Quelles conditions de réussite pour l’adossement
Sur un plan capitalistique, l’accord gagnant met en regard apport en fonds propres, dettes réaménagées et capitaux circulants dédiés au cycle matières-production-livraison. Les premiers mois post-reprise sont déterminants : la confiance des maisons se juge à l’exécution et au service qualité, tandis que les banques observent la trajectoire des commandes et le respect des jalons.
La marque employeur doit également être consolidée. Former sur place des opérateurs de Jacquard, de teinture et de finition demande du temps, un tutorat et des perspectives salariales. Un chantier compétences est donc indissociable du chantier financier, pour éviter l’érosion du savoir-faire qui fait la rareté du site.
Cap vers un avenir productif raisonné
Velours de Lyon concentre un capital industriel et culturel qui reste recherché par les maisons de couture comme par des secteurs techniques.
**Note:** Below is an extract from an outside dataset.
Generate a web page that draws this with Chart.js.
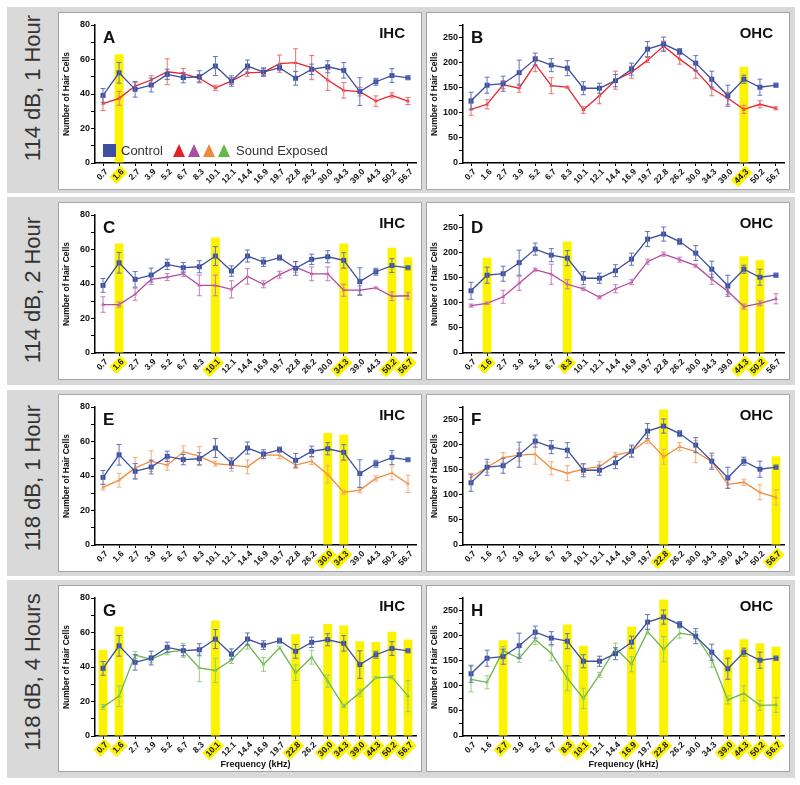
<!DOCTYPE html>
<html>
<head>
<meta charset="utf-8">
<script src="https://cdn.jsdelivr.net/npm/chart.js@4.4.1/dist/chart.umd.min.js"></script>
<style>
body{margin:0;width:800px;height:785px;background:#fff;position:relative;overflow:hidden;font-family:"Liberation Sans",Arial,sans-serif}
.band{position:absolute;left:7px;width:788px;background:#d9d9d9}
.rowlab{position:absolute;left:-67px;width:200px;height:26px;line-height:26px;text-align:center;font-size:22px;color:#333;transform:rotate(-90deg)}
.box{position:absolute;width:364px;background:#fff;border:1px solid #a3a3a3;box-sizing:border-box}
.box canvas{display:block}
</style>
</head>
<body>
<div class="band" style="top:7px;height:186px"></div>
<div class="band" style="top:197px;height:188px"></div>
<div class="band" style="top:390px;height:186px"></div>
<div class="band" style="top:580px;height:198px"></div>

<div class="rowlab" style="top:75px">114 dB, 1 Hour</div>
<div class="rowlab" style="top:277px">114 dB, 2 Hour</div>
<div class="rowlab" style="top:465px">118 dB, 1 Hour</div>
<div class="rowlab" style="top:659px">118 dB, 4 Hours</div>

<div class="box" style="left:58px;top:12px;height:178px"><canvas id="cA" width="362" height="176"></canvas></div>
<div class="box" style="left:426px;top:12px;height:178px"><canvas id="cB" width="362" height="176"></canvas></div>
<div class="box" style="left:58px;top:202px;height:178px"><canvas id="cC" width="362" height="176"></canvas></div>
<div class="box" style="left:426px;top:202px;height:178px"><canvas id="cD" width="362" height="176"></canvas></div>
<div class="box" style="left:58px;top:394px;height:178px"><canvas id="cE" width="362" height="176"></canvas></div>
<div class="box" style="left:426px;top:394px;height:178px"><canvas id="cF" width="362" height="176"></canvas></div>
<div class="box" style="left:58px;top:585px;height:187px"><canvas id="cG" width="362" height="185"></canvas></div>
<div class="box" style="left:426px;top:585px;height:187px"><canvas id="cH" width="362" height="185"></canvas></div>

<script>
const freqs = ['0.7','1.6','2.7','3.9','5.2','6.7','8.3','10.1','12.1','14.4','16.9','19.7','22.8','26.2','30.0','34.3','39.0','44.3','50.2','56.7'];

// control (same in every row)
const ihcControl    = [39.2,52.3,42.7,45.2,51.4,49.5,50.0,56.2,47.5,56.2,52.7,55.3,49.1,54.3,55.8,53.7,41.4,47.1,50.7,49.4];
const ihcControlErr = [4,6,4.5,4,3,3,3.5,5.5,3,3.5,2.5,1.5,4,3,3.5,4.5,8,2,4,1];
const ohcControl    = [124,155,158,180,207,195,189,149,149,164,187,227,237,222,199,167,134,167,151,155];
const ohcControlErr = [17,16,15,25,12,13,15,13,10,12,12,15,14,6,15,16,21,8,16,4];

// sound exposed
const ihc114_1h    = [34.4,37.5,44.6,48.1,52.9,51.8,49.1,43.6,47.5,52.3,52.7,57.6,58.2,55.3,48.1,42.1,41.4,35.9,39.2,35.9];
const ihc114_1hErr = [4,4,2,2.5,7.5,3,2,1.5,2,2,2,5,8,7,6,4.5,2.5,3,1.5,2];
const ohc114_1h    = [107,117,156,149,197,154,151,106,134,165,181,205,233,207,184,149,129,107,117,109];
const ohc114_1hErr = [12,9,8,8,15,16,2,7,16,18,12,5,10,10,15,15,12,8,7,3];

const ihc114_2h    = [28.1,28.1,34.1,42.7,44,45.9,39.2,39.2,36.9,44.4,39.8,45.4,49.8,45.9,45.9,36.4,36.4,37.7,32.9,33.2];
const ihc114_2hErr = [4.5,1.5,3.5,3,2,1.5,6,6,5,4.5,2,2,3,4,4,3.5,2.5,0.5,2.5,2];
const ohc114_2h    = [94.5,99,112,139,166,157,137,128,111,128,141,182,197,186,174,147,123,92.5,99,108];
const ohc114_2hErr = [3,2,13,14,3,20,9,3,3,8,5,5,4,5,3,10,6,5,5,10];

const ihc118_1h    = [33.4,37.6,44.7,48.6,46.3,54,51.5,47.2,46.3,45.3,52.1,52.1,46.3,48.6,40.9,30.5,31.8,38.6,41.8,35.5];
const ihc118_1hErr = [1.5,4,6,6,3,3.5,5.5,1.5,3.5,4,2,2,2,2,5,1,1.5,1.5,4,5];
const ohc118_1h    = [135,155,174,179,181,153,143,151,156,179,186,210,176,196,186,166,121,125,105,95];
const ohc118_1hErr = [8,10,10,12,20,13,15,10,10,5,10,8,15,8,22,12,8,6,15,15];

const ihc118_4h    = [16.8,23.1,46.9,44.4,48.6,49.6,39.5,38,44,53.4,41.5,51.1,36.7,45.7,31.8,17.4,25.1,33.8,34.1,23.1];
const ihc118_4hErr = [1.5,6,2,2,1.5,4,8,7,2,3,4,1,4.5,4,3.5,1,2,0.5,1,9];
const ohc118_4h    = [113,107,170,155,192,165,115,75,122,175,143,208,173,205,200,152,72,85,61,62];
const ohc118_4hErr = [25,13,8,8,10,15,25,20,5,10,15,5,25,10,8,15,8,15,10,15];

// yellow highlights: categories and bar tops
const hlA = ['1.6'],  hlATop = [63];
const hlB = ['44.3'], hlBTop = [192];
const hlC = ['1.6','10.1','34.3','50.2','56.7'], hlCTop = [63.5,67,63.5,61,55.5];
const hlD = ['1.6','8.3','44.3','50.2'], hlDTop = [190,222,193,185];
const hlE = ['30.0','34.3'], hlETop = [65,64];
const hlF = ['22.8','56.7'], hlFTop = [270,177];
const hlG = ['0.7','1.6','10.1','22.8','30.0','34.3','39.0','44.3','50.2','56.7'], hlGTop = [50,63.5,67,59,65,64,55,54.5,60.5,56];
const hlH = ['2.7','8.3','10.1','16.9','22.8','39.0','44.3','50.2','56.7'], hlHTop = [191,222,180,218,272,172,193,185,178];

const FONT = '"Liberation Sans", Arial, sans-serif';
const YEL = '#fbf300';
const BLUE = '#3c4fa0', BLUE_ERR = '#6174bb';

const errorBars = {
  id: 'errorBars',
  afterDatasetDraw(chart, args) {
    const ds = chart.data.datasets[args.index];
    if (!ds.errors) return;
    const {ctx} = chart;
    const y = chart.scales.y;
    ctx.save();
    ctx.strokeStyle = ds.errColor;
    ctx.lineWidth = 1;
    args.meta.data.forEach((pt, i) => {
      const v = ds.data[i], e = ds.errors[i];
      const t = y.getPixelForValue(v + e), b = y.getPixelForValue(v - e);
      ctx.beginPath();
      ctx.moveTo(pt.x, t); ctx.lineTo(pt.x, b);
      ctx.moveTo(pt.x - 2.5, t); ctx.lineTo(pt.x + 2.5, t);
      ctx.moveTo(pt.x - 2.5, b); ctx.lineTo(pt.x + 2.5, b);
      ctx.stroke();
    });
    ctx.restore();
  }
};

const panelText = {
  id: 'panelText',
  afterDraw(chart, args, o) {
    const {ctx, chartArea: a} = chart;
    ctx.save();
    ctx.fillStyle = '#111';
    ctx.textBaseline = 'alphabetic';
    ctx.font = 'bold 17px ' + FONT;
    ctx.fillText(o.letter, a.left + 8, a.top + 18);
    ctx.textAlign = 'right';
    ctx.font = 'bold 15px ' + FONT;
    ctx.fillText(o.cell, a.right - 11, a.top + 13);
    if (o.legend) {
      ctx.textAlign = 'left';
      ctx.textBaseline = 'middle';
      ctx.fillStyle = BLUE;
      ctx.fillRect(a.left + 8, a.bottom - 19, 13, 13);
      ctx.fillStyle = '#333';
      ctx.font = '13px ' + FONT;
      ctx.fillText('Control', a.left + 26, a.bottom - 12);
      ['#e4202a', '#a650a0', '#f08a3a', '#66b84a'].forEach((c, k) => {
        const x0 = a.left + 78 + 15 * k;
        ctx.fillStyle = c;
        ctx.beginPath();
        ctx.moveTo(x0, a.bottom - 6);
        ctx.lineTo(x0 + 12, a.bottom - 6);
        ctx.lineTo(x0 + 6, a.bottom - 19);
        ctx.closePath();
        ctx.fill();
      });
      ctx.fillStyle = '#333';
      ctx.fillText('Sound Exposed', a.left + 141, a.bottom - 12);
    }
    ctx.restore();
  }
};

function panel(id, p) {
  const ohc = p.cell === 'OHC';
  const tops = freqs.map(f => { const k = p.hl.indexOf(f); return k < 0 ? null : p.hlTop[k]; });
  const hlIdx = freqs.map(f => p.hl.includes(f));
  new Chart(document.getElementById(id), {
    data: {
      labels: freqs,
      datasets: [
        {type: 'bar', data: tops, backgroundColor: YEL, barPercentage: 0.55, categoryPercentage: 1, order: 3},
        {type: 'line', data: p.exp, errors: p.expErr, errColor: p.errColor, borderColor: p.color,
         backgroundColor: p.color, borderWidth: 1.3, pointStyle: 'triangle', pointRadius: 2.2,
         pointBorderWidth: 0, order: 2},
        {type: 'line', data: ohc ? ohcControl : ihcControl, errors: ohc ? ohcControlErr : ihcControlErr,
         errColor: BLUE_ERR, borderColor: BLUE, backgroundColor: BLUE, borderWidth: 1.3,
         pointStyle: 'rect', pointRadius: 3.5, pointBorderWidth: 0, order: 1}
      ]
    },
    options: {
      responsive: false,
      animation: false,
      layout: {padding: {left: 0, right: 5, top: 12, bottom: 0}},
      plugins: {
        legend: {display: false},
        tooltip: {enabled: false},
        panelText: {letter: p.letter, cell: p.cell, legend: !!p.legend}
      },
      scales: {
        x: {
          type: 'category',
          offset: true,
          grid: {display: true, drawOnChartArea: false, offset: false, tickLength: 3, color: '#000'},
          border: {color: '#000', width: 1.5},
          ticks: {
            autoSkip: false, minRotation: 45, maxRotation: 45, padding: 1, color: '#111',
            font: {family: FONT, size: 8.5, weight: 'bold'},
            showLabelBackdrop: true,
            backdropColor: c => hlIdx[c.index] ? YEL : 'rgba(0,0,0,0)',
            backdropPadding: {x: 2, y: 0}
          },
          title: {display: !!p.xTitle, text: 'Frequency (kHz)', color: '#111',
                  font: {family: FONT, size: 9, weight: 'bold'}, padding: {top: 0, bottom: 1}},
          afterFit: s => { s.height = p.xTitle ? 35 : 26; }
        },
        y: {
          min: 0, max: ohc ? 275 : 80,
          grid: {display: true, drawOnChartArea: false, tickLength: 4, color: '#000'},
          border: {color: '#000', width: 1.5},
          ticks: {
            stepSize: ohc ? 25 : 10, autoSkip: false, padding: 1, color: '#111',
            font: {family: FONT, size: 9, weight: 'bold'},
            callback: v => v % (ohc ? 50 : 20) === 0 ? v : ''
          },
          title: {display: true, text: 'Number of Hair Cells', color: '#111',
                  font: {family: FONT, size: 8.5, weight: 'bold'}, padding: {top: 3, bottom: 0}},
          afterFit: s => { s.width = 36; }
        }
      }
    },
    plugins: [errorBars, panelText]
  });
}

const RED = ['#e8232b', '#ee6f75'], MAG = ['#b5479f', '#c97bbb'], ORA = ['#f28a3c', '#f5ad78'], GRN = ['#6cb54a', '#97cc7e'];

panel('cA', {letter: 'A', cell: 'IHC', exp: ihc114_1h, expErr: ihc114_1hErr, color: RED[0], errColor: RED[1], hl: hlA, hlTop: hlATop, legend: true});
panel('cB', {letter: 'B', cell: 'OHC', exp: ohc114_1h, expErr: ohc114_1hErr, color: RED[0], errColor: RED[1], hl: hlB, hlTop: hlBTop});
panel('cC', {letter: 'C', cell: 'IHC', exp: ihc114_2h, expErr: ihc114_2hErr, color: MAG[0], errColor: MAG[1], hl: hlC, hlTop: hlCTop});
panel('cD', {letter: 'D', cell: 'OHC', exp: ohc114_2h, expErr: ohc114_2hErr, color: MAG[0], errColor: MAG[1], hl: hlD, hlTop: hlDTop});
panel('cE', {letter: 'E', cell: 'IHC', exp: ihc118_1h, expErr: ihc118_1hErr, color: ORA[0], errColor: ORA[1], hl: hlE, hlTop: hlETop});
panel('cF', {letter: 'F', cell: 'OHC', exp: ohc118_1h, expErr: ohc118_1hErr, color: ORA[0], errColor: ORA[1], hl: hlF, hlTop: hlFTop});
panel('cG', {letter: 'G', cell: 'IHC', exp: ihc118_4h, expErr: ihc118_4hErr, color: GRN[0], errColor: GRN[1], hl: hlG, hlTop: hlGTop, xTitle: true});
panel('cH', {letter: 'H', cell: 'OHC', exp: ohc118_4h, expErr: ohc118_4hErr, color: GRN[0], errColor: GRN[1], hl: hlH, hlTop: hlHTop, xTitle: true});
</script>
</body>
</html>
La décision attendue à l’automne doit articuler sauvegarde de l’excellence et discipline économique, en assumant une trajectoire prudente sur 2025-2026. L’affichage environnemental pourrait offrir un levier de différenciation si l’entreprise transforme ses atouts de traçabilité en avantage commercial réel.
À l’heure où le luxe ralentit et où le financement se renchérit, l’avenir de Velours de Lyon se jouera sur un triptyque exigeant : un tour de table crédible, une exécution industrielle sans faille et une offre lisible qui valorise enfin la rareté de son savoir-faire.